Physical and Sexual Abuse. Three plans request information on physical and sexual abuse. Two plans simply ask the provider to check a box in the symptom checklist indicating whether the patient was a physical or sexual abuse victim or perpetrator. The third plan asks the clinician to provide information on current physical or sexual abuse or neglect. There is a space on the plan’s form for details of the abuse, including whether it had been reported to authorities.
Many providers we spoke are strongly concerned about responding to these questions, particularly for sexual abuse. These providers do not believe that such information is relevant to the approval of care. One clinician said that plans sometimes want detailed information, such as the extent of the abuse and who the perpetrator was. Others mentioned that patients will often not want to disclose information on sexual abuse to the MCO, so the provider tries to complete an authorization request by simply saying, for example, that the patient had a traumatic experience that causing him or her to develop post-traumatic stress disorder.
Medications. Providers also disagreed with MCO requests for medication history and for the specific names of medications that have been prescribed. One respondent said that some plans ask for the patient’s entire history of medication use, which is burdensome for the provider. This provider does not feel it is necessary for the MCO to have the entire history in order to approve treatment. Another provider, objecting to requests for specific names of medications, stated that doctors other than mental health and substance abuse professionals are never asked for this information. For example, if a primary care physician is treating a patient for pneumonia, the plan does not ask for the specific name of the antibiotic being prescribed as a condition of authorizing treatment. Another provider pointed out that clinicians come to their treatment decisions after interacting with the patient and after years of training, and that there is no way an MCO could be given enough information to override this clinical judgment. However, one MCO representative said that the names of medications are needed to properly evaluate quality of care. As he stated, “You’d be shocked at how often the wrong medicine is prescribed. A person with depression should be prescribed an anti-depressant, but I have seen patients on anti-anxiety medications and anti-manic medications.” He feels that simply asking whether or not the patient is on any medication with requiring the specific names of the medications and dosages, is not sufficient to ensure that patients are receiving quality care.
Risk of Suicide. The providers we spoke with were in agreement that MCOs will approve treatment if the patient has an active risk of suicide. However, there is some disagreement among the providers we spoke with as to whether information on a patient’s risk of suicide is appropriate. Some respondents see the question as essential and do not have a problem with it. One Medicaid managed care plan representative said that his firm has not encountered any resistance from providers regarding this issue because suicide is a serious concern for their patients. However, a few providers stated that they believe that occasional wishes to die are common to most people and that this information may have nothing to do with the treatment. If the risk of suicide is low, it may not be necessary to share the information with third parties. One provider suggested that plans might instead ask if the provider has assessed the risk of suicide as moderate or above, thereby informing insurers as to a patient’s active risk of suicide without stigmatizing persons with a low risk of suicide.

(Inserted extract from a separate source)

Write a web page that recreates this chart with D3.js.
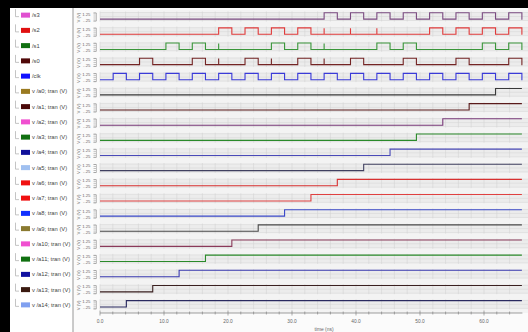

Diagnosis. All of the plans we studied asked for information on the diagnosis. Even under fee-for-service, most plans did not pay a claim until the provider submitted the diagnosis. Several clinicians believe that many patients who choose to self-pay would not consent even to sharing the diagnosis with an insurance company. People who commonly choose to self-pay are typically well known professionals (for example, teachers, lawyers, or doctors) in the community whose careers could be jeopardized if anyone knew they were seeking mental health or substance abuse treatment. If these patients would not consent to sharing the diagnosis to begin with, then they would probably choose to self-pay under any insurance system. Thus, only a system in which payment was made without any information at all would satisfy their concerns.